Question

Julia drew a candy, recorded the color, and then replaced it before drawing again. She repeated this 12 times and only drew a red one time. Explain why there is a difference between the theoretical and experimental probabilities. What could Julia do to lessen the difference?

Answer 1

There are two terms to be understood i.e. experimental probability, and experimental probability.

Experimental probability is one which is calculated based on the real experiment results. While a theoritical probability is based upon logic and resoning.

In the given problem, it is given that Julia could draw a red candy only 1 out of 12 trials. So according to the concept of experimental probability, the probability of getting a red candy is 1/12.
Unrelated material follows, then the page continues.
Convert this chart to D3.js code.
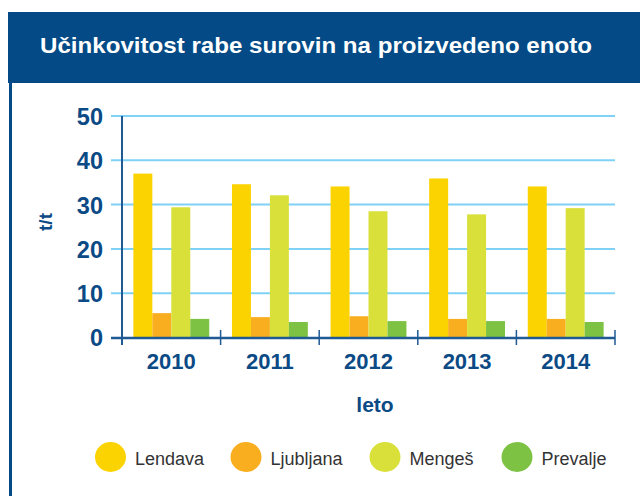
<!DOCTYPE html>
<html>
<head>
<meta charset="utf-8">
<script src="https://cdn.jsdelivr.net/npm/d3@7"></script>
<style>
  html, body { margin: 0; padding: 0; background: #fff; }
  svg { display: block; font-family: "Liberation Sans", Arial, sans-serif; }
</style>
</head>
<body>
<svg id="chart" width="640" height="496"></svg>
<script>
// data
const years = ["2010", "2011", "2012", "2013", "2014"];
const series = ["Lendava", "Ljubljana", "Mengeš", "Prevalje"];
const lendava   = [37.0, 34.6, 34.1, 35.9, 34.1];
const ljubljana = [5.5, 4.6, 4.8, 4.2, 4.2];
const menges    = [29.4, 32.1, 28.5, 27.8, 29.2];
const prevalje  = [4.2, 3.5, 3.7, 3.7, 3.5];
const yTicks = [0, 10, 20, 30, 40, 50];

const values = [lendava, ljubljana, menges, prevalje];
const colors = ["#fbd300", "#f9ae1f", "#d9e03a", "#7dc243"];

const navy = "#0b4a85";
const svg = d3.select("#chart");

// header band + left frame line
svg.append("rect")
  .attr("x", 8).attr("y", 12).attr("width", 632).attr("height", 71)
  .attr("fill", "#034a86");
svg.append("line")
  .attr("x1", 10.5).attr("x2", 10.5).attr("y1", 83).attr("y2", 496)
  .attr("stroke", "#034a86").attr("stroke-width", 3);

svg.append("text")
  .attr("x", 40).attr("y", 53)
  .attr("fill", "#fff")
  .attr("font-size", 22).attr("font-weight", "bold")
  .attr("textLength", 552).attr("lengthAdjust", "spacingAndGlyphs")
  .text("Učinkovitost rabe surovin na proizvedeno enoto");

// scales
const x = d3.scaleBand().domain(years).range([122, 615]).padding(0);
const xs = d3.scaleBand().domain(series).range([0, x.bandwidth()])
  .paddingInner(0).paddingOuter(0.6);
const y = d3.scaleLinear().domain([0, 50]).range([337.5, 116]);

// gridlines
svg.append("g").selectAll("line")
  .data(yTicks.filter(d => d > 0))
  .join("line")
  .attr("x1", 111).attr("x2", 615)
  .attr("y1", d => y(d)).attr("y2", d => y(d))
  .attr("stroke", "#7fd2f6").attr("stroke-width", 2);

// bars
const groups = svg.append("g").selectAll("g")
  .data(years)
  .join("g")
  .attr("transform", d => `translate(${x(d)},0)`);

groups.selectAll("rect")
  .data((yr, i) => series.map((s, j) => ({ s: s, v: values[j][i], c: colors[j] })))
  .join("rect")
  .attr("x", d => xs(d.s))
  .attr("width", xs.bandwidth())
  .attr("y", d => y(d.v))
  .attr("height", d => y(0) - y(d.v))
  .attr("fill", d => d.c);

// y axis
const yAxis = svg.append("g")
  .attr("transform", "translate(122,0)")
  .call(d3.axisLeft(y).tickValues(yTicks).tickSize(0).tickPadding(19));
yAxis.select(".domain").attr("stroke", "#1f5a94").attr("stroke-width", 2)
  .attr("d", "M0,116V345");
yAxis.selectAll("text")
  .attr("fill", navy).attr("font-size", 23.5).attr("font-weight", "bold")
  .attr("dy", "0.36em")
  .attr("font-family", "Liberation Sans, Arial, sans-serif");

// x axis
const xAxis = svg.append("g")
  .attr("transform", "translate(0,338)")
  .call(d3.axisBottom(x).tickSize(0).tickPadding(15));
xAxis.select(".domain").attr("stroke", "#1f5a94").attr("stroke-width", 2.5)
  .attr("d", "M111,0H615");
xAxis.selectAll("text")
  .attr("fill", navy).attr("font-size", 22).attr("font-weight", "bold")
  .attr("font-family", "Liberation Sans, Arial, sans-serif");

// band separators
svg.append("g").selectAll("line")
  .data(years)
  .join("line")
  .attr("x1", d => x(d) + x.bandwidth()).attr("x2", d => x(d) + x.bandwidth())
  .attr("y1", 330).attr("y2", 345)
  .attr("stroke", "#1f5a94").attr("stroke-width", 1.5);

// axis titles
svg.append("text")
  .attr("transform", "translate(52,222) rotate(-90)")
  .attr("text-anchor", "middle")
  .attr("fill", navy).attr("font-size", 19).attr("font-weight", "bold")
  .text("t/t");

svg.append("text")
  .attr("x", 375).attr("y", 412)
  .attr("text-anchor", "middle")
  .attr("fill", navy).attr("font-size", 21).attr("font-weight", "bold")
  .text("leto");

// legend
const legendX = [110.5, 246, 385, 517];
const legend = svg.append("g").selectAll("g")
  .data(series)
  .join("g")
  .attr("transform", (d, i) => `translate(${legendX[i]},457)`);
legend.append("ellipse")
  .attr("rx", 15.5).attr("ry", 15)
  .attr("fill", (d, i) => colors[i]);
legend.append("text")
  .attr("x", 24.5).attr("y", 8)
  .attr("fill", "#333").attr("font-size", 18)
  .text(d => d);
</script>
</body>
</html>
Note that this is based on the real time experiment and results, so the probability used here is experimental probability,

`\begin{gathered} P(\text{ drawing a red candy)=}\frac{\text{ no. of times red candy is drawn}}{\text{ total no. of draws (or trials) made}} \\ P(\text{ drawing a red candy)=}\frac{\text{1}}{\text{ 1}2} \end{gathered}`

For the theoritical probability, we need to know how many red candies and total candies are there.

`P(\text{drawing a red candy)=}\frac{\text{ no. of red candies}}{\text{ total no. of candies}}`

In the given problem, the details about total candies and red candies are not given, so we cannot calculate the theoritical probability.

Note that we don't have to actually perform the experiment to determine the theoritical probability. It is based on some logic and reasoning.

More the number of red candies in the lot, more will be the probability of drawing a red candy.

Note that the results from experimental probability approaches close to the results from theoritical probability, as the number of trials increase. At infinity, both the results will coincide.

So Julia could have increased the number of trials to lessen the difference.